GOAL: Retype only what runs from the first line of the records to the line with "media ANUAL en", inclusive, and no pictures.

— start of WORKING DATA —

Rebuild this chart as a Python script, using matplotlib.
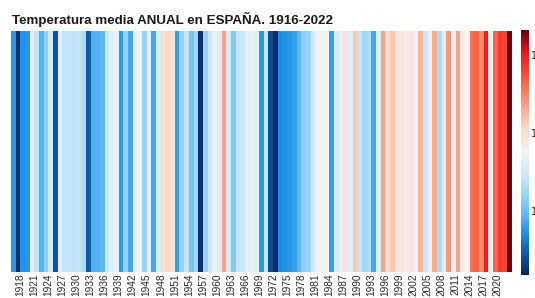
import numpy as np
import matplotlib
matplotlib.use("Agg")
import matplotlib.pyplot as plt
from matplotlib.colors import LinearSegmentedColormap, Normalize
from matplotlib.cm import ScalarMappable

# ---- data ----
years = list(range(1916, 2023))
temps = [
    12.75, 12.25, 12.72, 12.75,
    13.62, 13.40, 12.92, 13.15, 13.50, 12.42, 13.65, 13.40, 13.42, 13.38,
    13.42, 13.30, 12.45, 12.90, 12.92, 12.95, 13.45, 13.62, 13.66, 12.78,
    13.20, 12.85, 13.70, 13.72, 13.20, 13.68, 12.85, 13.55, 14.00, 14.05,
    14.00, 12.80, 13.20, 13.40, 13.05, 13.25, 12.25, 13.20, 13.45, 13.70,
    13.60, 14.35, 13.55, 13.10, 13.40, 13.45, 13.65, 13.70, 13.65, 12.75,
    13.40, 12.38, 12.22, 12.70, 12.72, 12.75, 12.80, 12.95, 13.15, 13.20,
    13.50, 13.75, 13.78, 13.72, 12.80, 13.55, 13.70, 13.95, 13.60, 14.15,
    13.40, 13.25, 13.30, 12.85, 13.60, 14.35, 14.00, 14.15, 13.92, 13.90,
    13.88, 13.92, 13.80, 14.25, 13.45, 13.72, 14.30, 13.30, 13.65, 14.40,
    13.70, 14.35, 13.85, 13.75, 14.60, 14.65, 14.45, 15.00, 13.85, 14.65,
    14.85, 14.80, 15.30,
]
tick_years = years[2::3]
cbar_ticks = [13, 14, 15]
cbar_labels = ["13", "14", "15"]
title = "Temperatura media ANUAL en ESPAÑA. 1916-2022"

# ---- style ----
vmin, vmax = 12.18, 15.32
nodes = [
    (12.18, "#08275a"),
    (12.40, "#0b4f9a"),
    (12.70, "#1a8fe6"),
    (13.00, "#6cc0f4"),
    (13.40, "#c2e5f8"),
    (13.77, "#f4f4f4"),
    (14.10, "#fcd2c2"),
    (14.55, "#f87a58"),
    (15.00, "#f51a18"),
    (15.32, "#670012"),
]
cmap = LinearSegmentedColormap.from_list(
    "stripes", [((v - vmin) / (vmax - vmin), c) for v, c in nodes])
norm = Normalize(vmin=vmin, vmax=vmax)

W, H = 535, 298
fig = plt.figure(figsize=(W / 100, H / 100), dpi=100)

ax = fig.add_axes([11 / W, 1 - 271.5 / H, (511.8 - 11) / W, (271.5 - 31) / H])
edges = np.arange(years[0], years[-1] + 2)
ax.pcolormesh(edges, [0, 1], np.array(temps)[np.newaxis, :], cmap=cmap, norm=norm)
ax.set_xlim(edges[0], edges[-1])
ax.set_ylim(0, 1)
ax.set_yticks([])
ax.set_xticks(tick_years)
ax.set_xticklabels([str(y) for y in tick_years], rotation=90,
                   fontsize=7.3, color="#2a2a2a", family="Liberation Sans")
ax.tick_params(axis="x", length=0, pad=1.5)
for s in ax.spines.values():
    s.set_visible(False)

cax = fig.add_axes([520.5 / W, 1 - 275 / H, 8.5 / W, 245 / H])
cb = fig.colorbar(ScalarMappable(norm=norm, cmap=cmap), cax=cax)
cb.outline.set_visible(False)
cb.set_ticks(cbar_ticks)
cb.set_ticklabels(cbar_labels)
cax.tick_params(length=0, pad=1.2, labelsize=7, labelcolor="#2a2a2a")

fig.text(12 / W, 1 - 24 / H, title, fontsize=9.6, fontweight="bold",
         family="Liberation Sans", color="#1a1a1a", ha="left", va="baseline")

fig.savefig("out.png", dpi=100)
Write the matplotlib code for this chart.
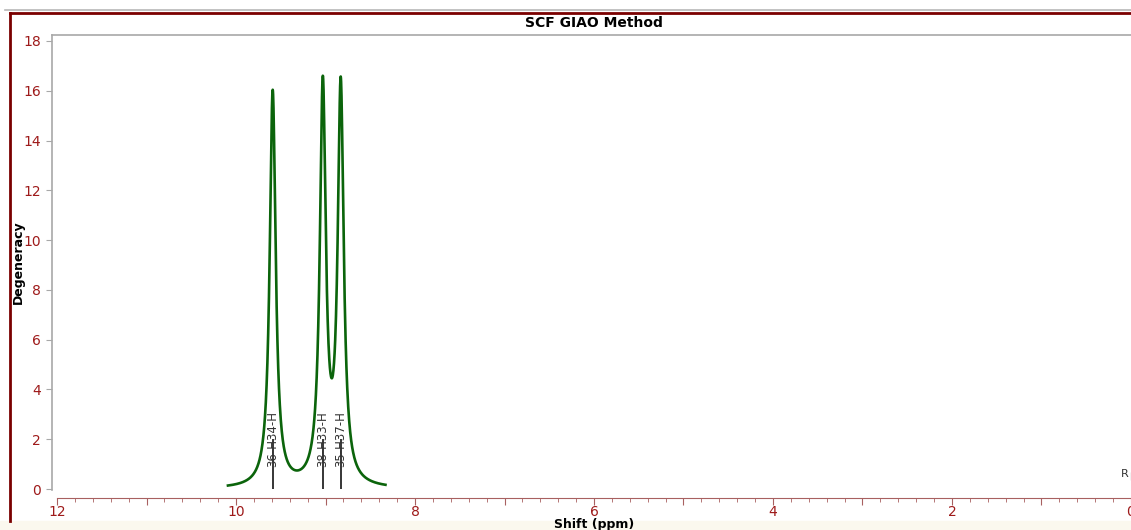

— end of WORKING DATA —

CORRECT RESULT:
Rebuild this chart as a Python script, using matplotlib.
import numpy as np
import matplotlib
matplotlib.use("Agg")
import matplotlib.pyplot as plt
from matplotlib.colors import LinearSegmentedColormap, Normalize
from matplotlib.cm import ScalarMappable

# ---- data ----
years = list(range(1916, 2023))
temps = [
    12.75, 12.25, 12.72, 12.75,
    13.62, 13.40, 12.92, 13.15, 13.50, 12.42, 13.65, 13.40, 13.42, 13.38,
    13.42, 13.30, 12.45, 12.90, 12.92, 12.95, 13.45, 13.62, 13.66, 12.78,
    13.20, 12.85, 13.70, 13.72, 13.20, 13.68, 12.85, 13.55, 14.00, 14.05,
    14.00, 12.80, 13.20, 13.40, 13.05, 13.25, 12.25, 13.20, 13.45, 13.70,
    13.60, 14.35, 13.55, 13.10, 13.40, 13.45, 13.65, 13.70, 13.65, 12.75,
    13.40, 12.38, 12.22, 12.70, 12.72, 12.75, 12.80, 12.95, 13.15, 13.20,
    13.50, 13.75, 13.78, 13.72, 12.80, 13.55, 13.70, 13.95, 13.60, 14.15,
    13.40, 13.25, 13.30, 12.85, 13.60, 14.35, 14.00, 14.15, 13.92, 13.90,
    13.88, 13.92, 13.80, 14.25, 13.45, 13.72, 14.30, 13.30, 13.65, 14.40,
    13.70, 14.35, 13.85, 13.75, 14.60, 14.65, 14.45, 15.00, 13.85, 14.65,
    14.85, 14.80, 15.30,
]
tick_years = years[2::3]
cbar_ticks = [13, 14, 15]
cbar_labels = ["13", "14", "15"]
title = "Temperatura media ANUAL en ESPAÑA. 1916-2022"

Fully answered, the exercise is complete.